Stored data entries:
┄┄┄┄┄┄
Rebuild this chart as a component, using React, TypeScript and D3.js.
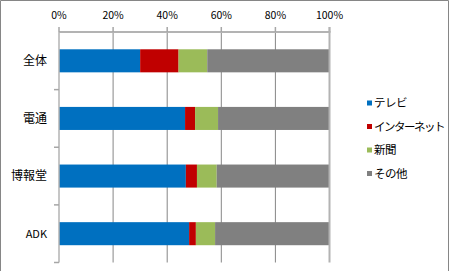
import * as d3 from "d3";
import { useEffect, useRef } from "react";

const categories = ["全体", "電通", "博報堂", "ADK"];
const seriesNames = ["テレビ", "インターネット", "新聞", "その他"];
const tvValues = [30.0, 46.6, 46.9, 48.1];
const netValues = [14.2, 3.7, 4.1, 2.5];
const paperValues = [10.6, 8.5, 7.3, 7.1];
const otherValues = [45.2, 41.2, 41.7, 42.3];
const tickValues = [0, 20, 40, 60, 80, 100];
const colors = ["#0070C0", "#C00000", "#9BBB59", "#808080"];

const W = 450;
const H = 271;

export default function App() {
  const svgRef = useRef<SVGSVGElement>(null);

  useEffect(() => {
    if (!svgRef.current) return;
    const svg = d3.select(svgRef.current);
    svg.selectAll("*").remove();

    const font = "'Noto Sans CJK JP', 'Noto Sans', sans-serif";
    const left = 59;
    const right = 329.5;
    const top = 32;
    const bottom = 262.5;

    // frame
    svg
      .append("path")
      .attr("d", `M0.5,${H} V0.5 H${W - 1.5} V${H}`)
      .attr("fill", "none")
      .attr("stroke", "#868686")
      .attr("stroke-width", 1);

    const x = d3.scaleLinear().domain([0, 100]).range([left, right]);
    const y = d3.scaleBand().domain(categories).range([top, bottom]).paddingInner(0.6).paddingOuter(0.3);
    const yb = d3.scaleBand().domain(categories).range([top, bottom]);

    const rows = categories.map((c, i) => ({
      cat: c,
      vals: [tvValues[i], netValues[i], paperValues[i], otherValues[i]],
    }));

    // grid
    svg
      .append("g")
      .selectAll("line")
      .data(tickValues.slice(1, -1))
      .join("line")
      .attr("x1", (d) => x(d))
      .attr("x2", (d) => x(d))
      .attr("y1", top)
      .attr("y2", bottom)
      .attr("stroke", "#868686")
      .attr("stroke-width", 1);

    // bars
    const stack = d3.stack<any>().keys(["0", "1", "2", "3"]).value((d, k) => d.vals[+k]);
    const layers = stack(rows);
    layers.forEach((layer, li) => {
      svg
        .append("g")
        .selectAll("rect")
        .data(layer)
        .join("rect")
        .attr("x", (d) => x(d[0]))
        .attr("width", (d) => x(d[1]) - x(d[0]))
        .attr("y", (d) => y(d.data.cat)!)
        .attr("height", y.bandwidth())
        .attr("fill", colors[li]);
    });

    // top axis
    const ax = svg.append("g").attr("transform", `translate(0,${top})`);
    ax.append("line")
      .attr("x1", left)
      .attr("x2", right + 1)
      .attr("stroke", "#b3b3b3")
      .attr("stroke-width", 2);
    ax.selectAll(".tk")
      .data(tickValues)
      .join("line")
      .attr("x1", (d) => x(d))
      .attr("x2", (d) => x(d))
      .attr("y1", -5)
      .attr("y2", 0)
      .attr("stroke", "#a6a6a6")
      .attr("stroke-width", 1.5);
    ax.selectAll("text")
      .data(tickValues)
      .join("text")
      .attr("x", (d) => x(d))
      .attr("y", -13)
      .attr("text-anchor", "middle")
      .attr("font-family", font)
      .attr("font-size", 10.5)
      .attr("fill", "#000")
      .text((d) => `${d}%`);

    // 100% line
    svg
      .append("line")
      .attr("x1", x(100))
      .attr("x2", x(100))
      .attr("y1", top - 5)
      .attr("y2", bottom)
      .attr("stroke", "#b3b3b3")
      .attr("stroke-width", 2);

    // left axis
    const ay = svg.append("g");
    ay.append("line")
      .attr("x1", left)
      .attr("x2", left)
      .attr("y1", top)
      .attr("y2", bottom)
      .attr("stroke", "#b3b3b3")
      .attr("stroke-width", 1.5);
    const bounds = [...categories.map((c) => yb(c)!), bottom];
    ay.selectAll(".tk")
      .data(bounds.slice(1))
      .join("line")
      .attr("x1", left - 5)
      .attr("x2", left)
      .attr("y1", (d) => d)
      .attr("y2", (d) => d)
      .attr("stroke", "#a6a6a6")
      .attr("stroke-width", 1.5);
    ay.selectAll("text")
      .data(categories)
      .join("text")
      .attr("x", 47)
      .attr("y", (d) => y(d)! + y.bandwidth() / 2)
      .attr("dy", "0.36em")
      .attr("text-anchor", "end")
      .attr("font-family", font)
      .attr("font-size", (d) => (d === "ADK" ? 11 : 12))
      .attr("fill", "#000")
      .text((d) => d);

    // legend
    const lg = svg
      .append("g")
      .selectAll("g")
      .data(seriesNames)
      .join("g")
      .attr("transform", (_, i) => `translate(367,${103 + i * 23.5})`);
    lg.append("rect")
      .attr("x", 0)
      .attr("y", -2.5)
      .attr("width", 5)
      .attr("height", 5)
      .attr("fill", (_, i) => colors[i]);
    lg.append("text")
      .attr("x", 7)
      .attr("y", 0)
      .attr("dy", "0.36em")
      .attr("font-family", font)
      .attr("font-size", 11.5)
      .attr("letter-spacing", (d) => (d.length > 4 ? -1.5 : -0.5))
      .attr("fill", "#000")
      .text((d) => d);
  }, []);

  return (
    <svg
      ref={svgRef}
      width={W}
      height={H}
      style={{ position: "absolute", left: 0, top: 0, background: "#fff" }}
    />
  );
}
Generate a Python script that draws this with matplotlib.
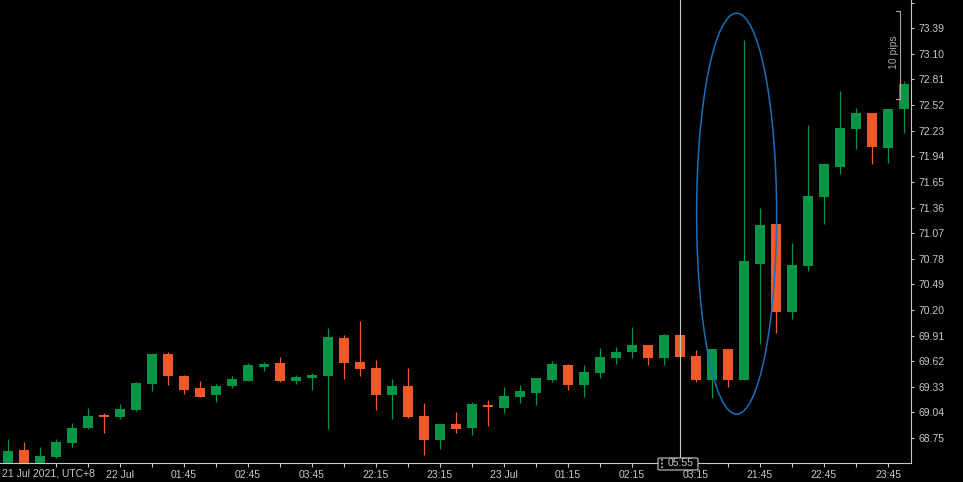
import matplotlib
matplotlib.use("Agg")
import matplotlib.pyplot as plt
from matplotlib.patches import Ellipse, FancyBboxPatch
from matplotlib.lines import Line2D

plt.rcParams['font.family'] = ['Liberation Sans', 'DejaVu Sans']

# OHLC, one candle per slot
opens = [68.444, 68.614, 68.444, 68.538, 68.697, 68.867, 69.010, 68.991, 69.070, 69.365,
         69.701, 69.452, 69.316, 69.240, 69.342, 69.396, 69.557, 69.599, 69.399, 69.430,
         69.456, 69.883, 69.611, 69.543, 69.237, 69.339, 68.999, 68.727, 68.909, 68.863,
         69.124, 69.090, 69.214, 69.260, 69.407, 69.577, 69.350, 69.486, 69.656, 69.724,
         69.803, 69.659, 69.916, 69.679, 69.407, 69.758, 69.407, 70.724, 71.174, 70.180,
         70.701, 71.483, 71.823, 72.253, 72.431, 72.038, 72.476]
closes = [68.603, 68.444, 68.546, 68.705, 68.863, 68.999, 68.991, 69.078, 69.373, 69.701,
          69.456, 69.297, 69.218, 69.342, 69.418, 69.577, 69.588, 69.396, 69.441, 69.463,
          69.894, 69.603, 69.531, 69.237, 69.339, 68.988, 68.727, 68.909, 68.852, 69.135,
          69.101, 69.226, 69.282, 69.430, 69.588, 69.350, 69.497, 69.667, 69.724, 69.803,
          69.659, 69.916, 69.667, 69.407, 69.758, 69.407, 70.754, 71.162, 70.180, 70.709,
          71.491, 71.853, 72.261, 72.431, 72.049, 72.476, 72.759]
highs = [68.739, 68.705, 68.648, 68.739, 68.920, 69.090, 69.033, 69.135, 69.388, 69.713,
         69.724, 69.463, 69.396, 69.362, 69.452, 69.599, 69.611, 69.667, 69.463, 69.486,
         69.996, 69.916, 70.075, 69.633, 69.418, 69.543, 69.143, 68.909, 69.041, 69.158,
         69.180, 69.328, 69.350, 69.430, 69.622, 69.588, 69.577, 69.769, 69.781, 70.007,
         69.803, 69.928, 69.916, 69.747, 69.758, 69.758, 73.257, 71.355, 71.174, 70.955,
         72.295, 71.868, 72.680, 72.487, 72.431, 72.476, 72.793]
lows = [68.420, 68.420, 68.420, 68.527, 68.648, 68.852, 68.807, 68.965, 69.059, 69.282,
        69.350, 69.248, 69.218, 69.158, 69.316, 69.396, 69.512, 69.384, 69.362, 69.297,
        68.852, 69.422, 69.456, 69.070, 68.969, 68.980, 68.561, 68.629, 68.810, 68.787,
        68.889, 69.037, 69.150, 69.127, 69.384, 69.294, 69.218, 69.433, 69.588, 69.659,
        69.580, 69.580, 69.667, 69.388, 69.206, 69.331, 69.407, 69.811, 69.936, 70.094,
        70.638, 71.170, 71.736, 72.026, 71.850, 71.861, 72.208]

time_labels = {7: '22 Jul', 11: '01:45', 15: '02:45', 19: '03:45', 23: '22:15',
               27: '23:15', 31: '23 Jul', 35: '01:15', 39: '02:15', 43: '03:15',
               47: '21:45', 51: '22:45', 55: '23:45'}
price_ticks = [round(68.75 + 0.29 * k, 2) for k in range(18)]
cursor_slot = 42
cursor_label = '05:55'

UP = '#079647'
DOWN = '#f05a28'
AXIS = '#c8c8c8'
TEXT = '#c8c8c8'

W, H = 963, 482
fig = plt.figure(figsize=(W / 100, H / 100), dpi=100, facecolor='black')
ax = fig.add_axes([0, 19 / H, 911 / W, 463 / H])
ax.set_facecolor('black')

xs = list(range(len(opens)))
colors = [UP if c >= o else DOWN for o, c in zip(opens, closes)]
ax.vlines(xs, lows, highs, colors=colors, lw=0.9, zorder=2)
heights = [max(abs(c - o), 0.012) for o, c in zip(opens, closes)]
bottoms = [min(o, c) for o, c in zip(opens, closes)]
ax.bar(xs, heights, bottom=bottoms, width=0.68, color=colors, lw=0, zorder=3)

ax.set_xlim(-0.5, 56.44)
ax.set_ylim(68.467, 73.71)

# axes look
for s in ['left', 'top']:
    ax.spines[s].set_visible(False)
for s in ['right', 'bottom']:
    ax.spines[s].set_color(AXIS)
    ax.spines[s].set_linewidth(0.8)

ax.yaxis.tick_right()
ax.set_yticks(price_ticks)
ax.set_yticklabels(['%.2f' % p for p in price_ticks[:-1]] + [''])
ax.tick_params(axis='y', direction='out', length=2.5, width=0.8, color=AXIS,
               labelcolor=TEXT, labelsize=7.5, pad=3)

xt = list(range(3, 57, 2))
ax.set_xticks(xt)
ax.set_xticklabels([time_labels.get(i, '') for i in xt])
ax.tick_params(axis='x', direction='out', length=3, width=0.8, color=AXIS,
               labelcolor=TEXT, labelsize=7.5, pad=2)
fig.text(2 / W, 1 - 473 / H, '21 Jul 2021, UTC+8', color=TEXT, fontsize=7.5,
         ha='left', va='center')

# crosshair
ax.axvline(cursor_slot, color=AXIS, lw=0.8, zorder=4)

# highlight ellipse
ax.add_patch(Ellipse((45.54, 71.29), 5.0, 4.54, fill=False, edgecolor='#1a6fb8',
                     lw=1.1, zorder=5))

# 10 pips scale bar
ax.plot([55.5, 55.75, 55.75, 55.5], [73.589, 73.589, 72.593, 72.593],
        color='#a8a8a8', lw=0.8, zorder=5)
ax.text(55.35, 73.12, '10 pips', rotation=90, color='#a8a8a8', fontsize=7.5,
        ha='center', va='center', zorder=5)

# cursor time box
box = FancyBboxPatch((658 / W, 1 - 470 / H), 40 / W, 12 / H,
                     boxstyle='round,pad=0,rounding_size=0.002',
                     transform=fig.transFigure, facecolor='black',
                     edgecolor=AXIS, lw=0.8, zorder=10)
fig.add_artist(box)
fig.add_artist(Line2D([662 / W, 662 / W], [1 - 468 / H, 1 - 459 / H],
                      transform=fig.transFigure, color=AXIS, lw=1.2,
                      linestyle=(0, (1, 1.2)), zorder=11))
fig.text(681 / W, 1 - 463.5 / H, cursor_label, color=TEXT, fontsize=7.5,
         ha='center', va='center', zorder=11)

fig.savefig('out.png', dpi=100, facecolor='black')
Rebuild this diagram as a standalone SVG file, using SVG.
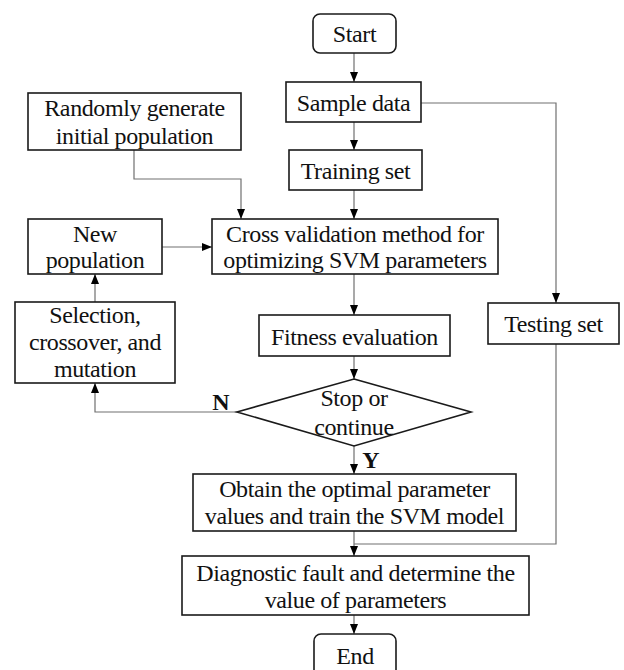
<svg xmlns="http://www.w3.org/2000/svg" width="624" height="670" viewBox="0 0 624 670">
<defs>
<marker id="ah" markerUnits="userSpaceOnUse" markerWidth="10" markerHeight="10" viewBox="0 0 10 10" refX="10" refY="5" orient="auto">
<path d="M0,1 L10,5 L0,9 Z" fill="#000"/>
</marker>
<style>
.box{fill:#fff;stroke:#1a1a1a;stroke-width:1.6}
.t{font-family:"Liberation Serif","Times New Roman",serif;font-size:24px;letter-spacing:-0.4px;fill:#111;text-anchor:middle}
.lb{font-family:"Liberation Serif","Times New Roman",serif;font-size:24px;font-weight:bold;fill:#111;text-anchor:middle}
.c{fill:none;stroke:#707070;stroke-width:1.2}
.ca{fill:none;stroke:#707070;stroke-width:1.2;marker-end:url(#ah)}
</style>
</defs>
<rect width="624" height="670" fill="#fff"/>
<g id="connectors">
<path class="ca" d="M354 53 V82"/>
<path class="ca" d="M421 103 H556 V303"/>
<path class="ca" d="M354 122 V150"/>
<path class="ca" d="M354 190 V219"/>
<path class="ca" d="M134 150 V179 H241 V219"/>
<path class="ca" d="M162 247 H212"/>
<path class="ca" d="M95 302 V274"/>
<path class="ca" d="M354 274 V315"/>
<path class="ca" d="M354 356 V379"/>
<path class="ca" d="M237 412 H95 V383"/>
<path class="ca" d="M354 446 V474"/>
<path class="c" d="M556 344 V544 H354"/>
<path class="ca" d="M354 531 V556"/>
<path class="ca" d="M354 615 V634"/>
</g>
<g id="start"><rect class="box" x="313" y="14" width="83" height="39" rx="7"/><text class="t" x="354.5" y="42">Start</text></g>
<g id="sample"><rect class="box" x="286" y="82" width="135" height="40"/><text class="t" x="353.5" y="111">Sample data</text></g>
<g id="training"><rect class="box" x="289" y="150" width="133" height="40"/><text class="t" x="355.5" y="179">Training set</text></g>
<g id="random"><rect class="box" x="28" y="93" width="213" height="57"/><text class="t" x="134.5" y="116">Randomly generate</text><text class="t" x="134.5" y="144">initial population</text></g>
<g id="cross"><rect class="box" x="212" y="219" width="286" height="55"/><text class="t" x="355" y="242">Cross validation method for</text><text class="t" x="355" y="268">optimizing SVM parameters</text></g>
<g id="newpop"><rect class="box" x="28" y="219" width="134" height="55"/><text class="t" x="95" y="242">New</text><text class="t" x="95" y="268">population</text></g>
<g id="selection"><rect class="box" x="15" y="302" width="160" height="81"/><text class="t" x="95" y="323">Selection,</text><text class="t" x="95" y="350">crossover, and</text><text class="t" x="95" y="377">mutation</text></g>
<g id="fitness"><rect class="box" x="259" y="315" width="191" height="41"/><text class="t" x="354.5" y="345">Fitness evaluation</text></g>
<g id="testing"><rect class="box" x="488" y="303" width="131" height="41"/><text class="t" x="553.5" y="332">Testing set</text></g>
<g id="decision"><polygon class="box" points="354,379 471,412 354,446 237,412"/><text class="t" x="354" y="406">Stop or</text><text class="t" x="354" y="435">continue</text></g>
<g id="labels"><text class="lb" x="221" y="410">N</text><text class="lb" x="371" y="468">Y</text></g>
<g id="obtain"><rect class="box" x="193" y="474" width="323" height="57"/><text class="t" x="354.5" y="497">Obtain the optimal parameter</text><text class="t" x="354.5" y="524">values and train the SVM model</text></g>
<g id="diagnostic"><rect class="box" x="182" y="556" width="347" height="59"/><text class="t" x="355.5" y="581">Diagnostic fault and determine the</text><text class="t" x="355.5" y="608">value of parameters</text></g>
<g id="end"><rect class="box" x="314" y="634" width="82" height="44" rx="7"/><text class="t" x="355" y="664">End</text></g>
</svg>
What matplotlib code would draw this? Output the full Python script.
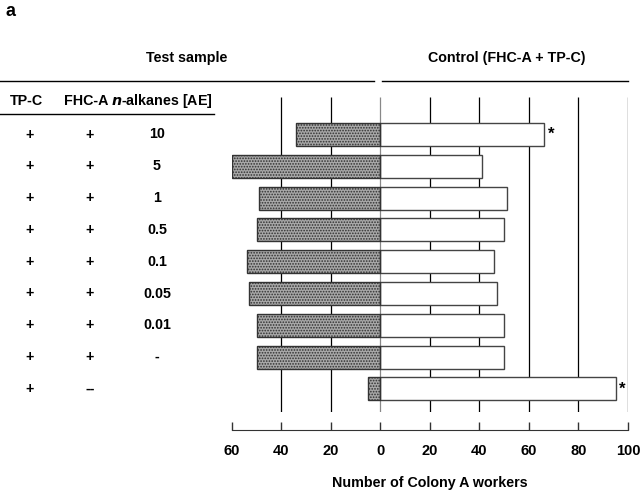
import matplotlib
matplotlib.use('Agg')
import matplotlib.pyplot as plt
import numpy as np

plt.rcParams['font.family'] = ['Liberation Sans', 'DejaVu Sans']
plt.rcParams['font.weight'] = 'bold'
plt.rcParams['hatch.linewidth'] = 0.8

# table columns (one entry per row, top to bottom)
tpc = ['+', '+', '+', '+', '+', '+', '+', '+', '+']
fhc = ['+', '+', '+', '+', '+', '+', '+', '+', '--']
alkanes = ['10', '5', '1', '0.5', '0.1', '0.05', '0.01', '-', '']

# number of Colony A workers
test_sample = [34, 60, 49, 50, 54, 53, 50, 50, 5]
control = [66, 41, 51, 50, 46, 47, 50, 50, 95]
signif = [True, False, False, False, False, False, False, False, True]

tick_vals = [-60, -40, -20, 0, 20, 40, 60, 80, 100]
grid_vals = [-40, -20, 0, 20, 40, 60, 80, 100]

W, H = 642, 497
fs = 10.3
fig = plt.figure(figsize=(W / 100, H / 100), dpi=100)


def fx(px):
    return px / W


def fy(py):
    return 1 - py / H


# main bar axes
ax_left, ax_right = 232, 628
ax_top, ax_bot = 97, 412
ax = fig.add_axes([fx(ax_left), fy(ax_bot), fx(ax_right - ax_left), (ax_bot - ax_top) / H])
row0, step = 134.5, 31.8
ax.set_xlim(-60, 100)
ax.set_ylim((ax_bot - row0) / step, (ax_top - row0) / step)
ax.axis('off')

rows = np.arange(len(test_sample))
for g in grid_vals:
    ax.vlines(g, *ax.get_ylim(), color='#888888' if g == 0 else 'black', lw=0.9, zorder=1)

neg = -np.array(test_sample)
ax.barh(rows, neg, height=0.72, color='#a8a8a8', edgecolor='#303030', lw=0, hatch='......', zorder=2)
ax.barh(rows, neg, height=0.72, fill=False, edgecolor='#333333', lw=1, zorder=3)
ax.barh(rows, control, height=0.72, color='white', edgecolor='#444444', lw=1, zorder=2)
for r, v, s in zip(rows, control, signif):
    if s:
        ax.text(v + 1.5, r, '*', ha='left', va='center', fontsize=12, fontweight='bold')

# bottom axis
ax2 = fig.add_axes([fx(ax_left), fy(430), fx(ax_right - ax_left), 0.0001])
ax2.set_xlim(-60, 100)
for s in ['top', 'left', 'right']:
    ax2.spines[s].set_visible(False)
ax2.spines['bottom'].set_color('#333333')
ax2.set_yticks([])
ax2.set_xticks(tick_vals)
ax2.set_xticklabels([str(abs(v)) for v in tick_vals], fontsize=10.5, fontweight='bold')
ax2.tick_params(axis='x', direction='in', length=6, width=1, pad=10, colors='#333333')
for lab in ax2.get_xticklabels():
    lab.set_color('black')
fig.text(fx(430), fy(483), 'Number of Colony A workers', ha='center', va='center',
         fontsize=fs, fontweight='bold')

# headers
fig.text(fx(10), fy(12), 'a', ha='center', va='center', fontsize=13, fontweight='bold')
fig.text(fx(187), fy(58), 'Test sample', ha='center', va='center', fontsize=fs, fontweight='bold')
fig.text(fx(507), fy(58), 'Control (FHC-A + TP-C)', ha='center', va='center',
         fontsize=fs, fontweight='bold')
fig.add_artist(plt.Line2D([fx(0), fx(374)], [fy(81), fy(81)], color='black', lw=1))
fig.add_artist(plt.Line2D([fx(382), fx(628)], [fy(81), fy(81)], color='black', lw=1))
fig.text(fx(26), fy(101), 'TP-C', ha='center', va='center', fontsize=fs, fontweight='bold')
fig.text(fx(86), fy(101), 'FHC-A', ha='center', va='center', fontsize=fs, fontweight='bold')
fig.text(fx(162), fy(101), r'$\mathbfit{n}$-alkanes [AE]', ha='center', va='center',
         fontsize=fs, fontweight='bold')
fig.add_artist(plt.Line2D([fx(0), fx(214)], [fy(114), fy(114)], color='black', lw=1))

for i in rows:
    py = row0 + step * i
    fig.text(fx(30), fy(py), tpc[i], ha='center', va='center', fontsize=fs, fontweight='bold')
    fig.text(fx(90), fy(py), fhc[i], ha='center', va='center', fontsize=fs, fontweight='bold')
    fig.text(fx(157), fy(py), alkanes[i], ha='center', va='center', fontsize=fs, fontweight='bold')

fig.savefig('out.png', dpi=100)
┄┄┄┄┄┄
Given instruction:
Pull out every line of the records that includes the string "Python".

Response to the exercise:
Generate a Python script that draws this with matplotlib.
What matplotlib code would draw this? Output the full Python script.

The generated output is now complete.